- GOAL OF THE EXERCISE -
Repeat the full listing below verbatim and keep the images out.
╔══
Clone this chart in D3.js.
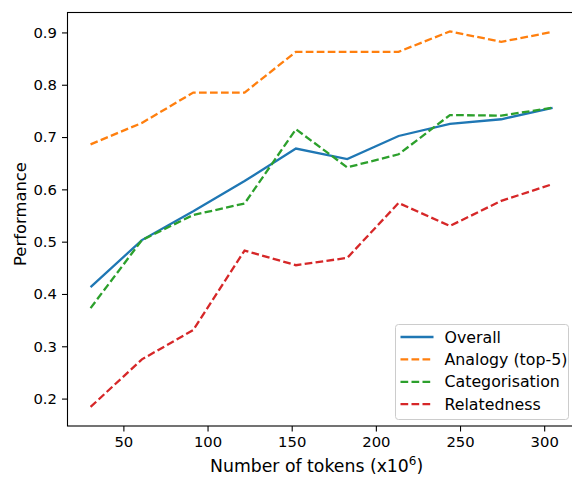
<!DOCTYPE html>
<html>
<head>
<meta charset="utf-8">
<script src="https://cdn.jsdelivr.net/npm/d3@7"></script>
<style>
  body { margin: 0; background: #fff; }
  text { font-family: "DejaVu Sans", sans-serif; fill: #000; }
</style>
</head>
<body>
<div id="wrap"></div>
<script>
var tokens = [30.5, 61, 91.5, 122, 152.5, 183, 213.5, 244, 274.5, 305];
var overall = [0.413, 0.503, 0.558, 0.616, 0.678, 0.658, 0.702, 0.725, 0.734, 0.756];
var analogy = [0.686, 0.727, 0.785, 0.785, 0.863, 0.863, 0.863, 0.902, 0.882, 0.901];
var categorisation = [0.373, 0.503, 0.551, 0.573, 0.715, 0.642, 0.667, 0.742, 0.741, 0.756];
var relatedness = [0.184, 0.275, 0.331, 0.483, 0.455, 0.469, 0.574, 0.530, 0.578, 0.610];
var xTicks = [50, 100, 150, 200, 250, 300];
var yTicks = [0.2, 0.3, 0.4, 0.5, 0.6, 0.7, 0.8, 0.9];

var series = [
  {name: 'Overall', values: overall, color: '#1f77b4', dash: null},
  {name: 'Analogy (top-5)', values: analogy, color: '#ff7f0e', dash: '7.7,3.3'},
  {name: 'Categorisation', values: categorisation, color: '#2ca02c', dash: '7.7,3.3'},
  {name: 'Relatedness', values: relatedness, color: '#d62728', dash: '7.7,3.3'}
];

var W = 572, H = 477;
var margin = {top: 12.5, left: 67.5, bottom: 51, right: -4.5},
    width = W - margin.left - margin.right,
    height = H - margin.top - margin.bottom;

var svg = d3.select('#wrap').append('svg')
      .attr('width', W)
      .attr('height', H);
var g = svg.append('g')
      .attr('transform', 'translate(' + margin.left + ',' + margin.top + ')');

//scales
var x = d3.scaleLinear().domain([16.8, 319.2]).range([0, width]);
var y = d3.scaleLinear().domain([0.1476, 0.9381]).range([height, 0]);

g.append('clipPath').attr('id', 'clip')
  .append('rect').attr('width', width).attr('height', height);

//axes
var xAxis = g.append('g')
  .attr('transform', 'translate(0,' + height + ')')
  .call(d3.axisBottom(x).tickValues(xTicks).tickSize(5.5).tickPadding(4.5).tickFormat(d3.format('d')));
var yAxis = g.append('g')
  .call(d3.axisLeft(y).tickValues(yTicks).tickSize(5.5).tickPadding(5).tickFormat(d3.format('.1f')));
[xAxis, yAxis].forEach(function(a) {
  a.select('.domain').remove();
  a.selectAll('text').style('font-size', '14.8px').style('font-family', '"DejaVu Sans", sans-serif');
  a.selectAll('line').attr('stroke', '#000').attr('stroke-width', 1.1);
});

//lines
var line = d3.line()
  .x(function(d, i) { return x(tokens[i]); })
  .y(function(d) { return y(d); });

g.append('g').attr('clip-path', 'url(#clip)')
  .selectAll('path')
  .data(series)
  .enter().append('path')
    .attr('d', function(d) { return line(d.values); })
    .attr('fill', 'none')
    .attr('stroke', function(d) { return d.color; })
    .attr('stroke-width', 2.3)
    .attr('stroke-dasharray', function(d) { return d.dash; });

//frame
g.append('rect')
  .attr('width', width).attr('height', height)
  .attr('fill', 'none').attr('stroke', '#000').attr('stroke-width', 1.1);

//axis labels
var xlab = svg.append('text')
  .attr('x', 210).attr('y', 472)
  .style('font-size', '17.3px')
  .text('Number of tokens (x10');
xlab.append('tspan').attr('dy', -7.5).style('font-size', '12px').text('6');
xlab.append('tspan').attr('dy', 7.5).text(')');

svg.append('text')
  .attr('transform', 'translate(25.5,214) rotate(-90)')
  .attr('text-anchor', 'middle')
  .style('font-size', '16.4px')
  .text('Performance');

//legend
var legend = svg.append('g').attr('transform', 'translate(395.5,324.5)');
legend.append('rect')
  .attr('width', 173).attr('height', 95).attr('rx', 3)
  .attr('fill', '#fff').attr('fill-opacity', 0.8)
  .attr('stroke', '#ccc').attr('stroke-width', 1);
var item = legend.selectAll('.item')
  .data(series)
  .enter().append('g')
    .attr('class', 'item')
    .attr('transform', function(d, i) { return 'translate(0,' + (12.5 + i * 22.4) + ')'; });
item.append('line')
  .attr('x1', 5).attr('x2', 38)
  .attr('stroke', function(d) { return d.color; })
  .attr('stroke-width', 2.3)
  .attr('stroke-dasharray', function(d) { return d.dash; });
item.append('text')
  .attr('x', 49).attr('dy', '0.35em')
  .style('font-size', '15.8px')
  .text(function(d) { return d.name; });
</script>
</body>
</html>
╚══
- ANSWER FOR THE TASK -
Clone this chart in D3.js.
<!DOCTYPE html>
<html>
<head>
<meta charset="utf-8">
<script src="https://cdn.jsdelivr.net/npm/d3@7"></script>
<style>
  body { margin: 0; background: #fff; }
  text { font-family: "DejaVu Sans", sans-serif; fill: #000; }
</style>
</head>
<body>
<div id="wrap"></div>
<script>
var tokens = [30.5, 61, 91.5, 122, 152.5, 183, 213.5, 244, 274.5, 305];
var overall = [0.413, 0.503, 0.558, 0.616, 0.678, 0.658, 0.702, 0.725, 0.734, 0.756];
var analogy = [0.686, 0.727, 0.785, 0.785, 0.863, 0.863, 0.863, 0.902, 0.882, 0.901];
var categorisation = [0.373, 0.503, 0.551, 0.573, 0.715, 0.642, 0.667, 0.742, 0.741, 0.756];
var relatedness = [0.184, 0.275, 0.331, 0.483, 0.455, 0.469, 0.574, 0.530, 0.578, 0.610];
var xTicks = [50, 100, 150, 200, 250, 300];
var yTicks = [0.2, 0.3, 0.4, 0.5, 0.6, 0.7, 0.8, 0.9];

var series = [
  {name: 'Overall', values: overall, color: '#1f77b4', dash: null},
  {name: 'Analogy (top-5)', values: analogy, color: '#ff7f0e', dash: '7.7,3.3'},
  {name: 'Categorisation', values: categorisation, color: '#2ca02c', dash: '7.7,3.3'},
  {name: 'Relatedness', values: relatedness, color: '#d62728', dash: '7.7,3.3'}
];

var W = 572, H = 477;
var margin = {top: 12.5, left: 67.5, bottom: 51, right: -4.5},
    width = W - margin.left - margin.right,
    height = H - margin.top - margin.bottom;

var svg = d3.select('#wrap').append('svg')
      .attr('width', W)
      .attr('height', H);
var g = svg.append('g')
      .attr('transform', 'translate(' + margin.left + ',' + margin.top + ')');

//scales
var x = d3.scaleLinear().domain([16.8, 319.2]).range([0, width]);
var y = d3.scaleLinear().domain([0.1476, 0.9381]).range([height, 0]);

g.append('clipPath').attr('id', 'clip')
  .append('rect').attr('width', width).attr('height', height);

//axes
var xAxis = g.append('g')
  .attr('transform', 'translate(0,' + height + ')')
  .call(d3.axisBottom(x).tickValues(xTicks).tickSize(5.5).tickPadding(4.5).tickFormat(d3.format('d')));
var yAxis = g.append('g')
  .call(d3.axisLeft(y).tickValues(yTicks).tickSize(5.5).tickPadding(5).tickFormat(d3.format('.1f')));
[xAxis, yAxis].forEach(function(a) {
  a.select('.domain').remove();
  a.selectAll('text').style('font-size', '14.8px').style('font-family', '"DejaVu Sans", sans-serif');
  a.selectAll('line').attr('stroke', '#000').attr('stroke-width', 1.1);
});

//lines
var line = d3.line()
  .x(function(d, i) { return x(tokens[i]); })
  .y(function(d) { return y(d); });

g.append('g').attr('clip-path', 'url(#clip)')
  .selectAll('path')
  .data(series)
  .enter().append('path')
    .attr('d', function(d) { return line(d.values); })
    .attr('fill', 'none')
    .attr('stroke', function(d) { return d.color; })
    .attr('stroke-width', 2.3)
    .attr('stroke-dasharray', function(d) { return d.dash; });

//frame
g.append('rect')
  .attr('width', width).attr('height', height)
  .attr('fill', 'none').attr('stroke', '#000').attr('stroke-width', 1.1);

//axis labels
var xlab = svg.append('text')
  .attr('x', 210).attr('y', 472)
  .style('font-size', '17.3px')
  .text('Number of tokens (x10');
xlab.append('tspan').attr('dy', -7.5).style('font-size', '12px').text('6');
xlab.append('tspan').attr('dy', 7.5).text(')');

svg.append('text')
  .attr('transform', 'translate(25.5,214) rotate(-90)')
  .attr('text-anchor', 'middle')
  .style('font-size', '16.4px')
  .text('Performance');

//legend
var legend = svg.append('g').attr('transform', 'translate(395.5,324.5)');
legend.append('rect')
  .attr('width', 173).attr('height', 95).attr('rx', 3)
  .attr('fill', '#fff').attr('fill-opacity', 0.8)
  .attr('stroke', '#ccc').attr('stroke-width', 1);
var item = legend.selectAll('.item')
  .data(series)
  .enter().append('g')
    .attr('class', 'item')
    .attr('transform', function(d, i) { return 'translate(0,' + (12.5 + i * 22.4) + ')'; });
item.append('line')
  .attr('x1', 5).attr('x2', 38)
  .attr('stroke', function(d) { return d.color; })
  .attr('stroke-width', 2.3)
  .attr('stroke-dasharray', function(d) { return d.dash; });
item.append('text')
  .attr('x', 49).attr('dy', '0.35em')
  .style('font-size', '15.8px')
  .text(function(d) { return d.name; });
</script>
</body>
</html>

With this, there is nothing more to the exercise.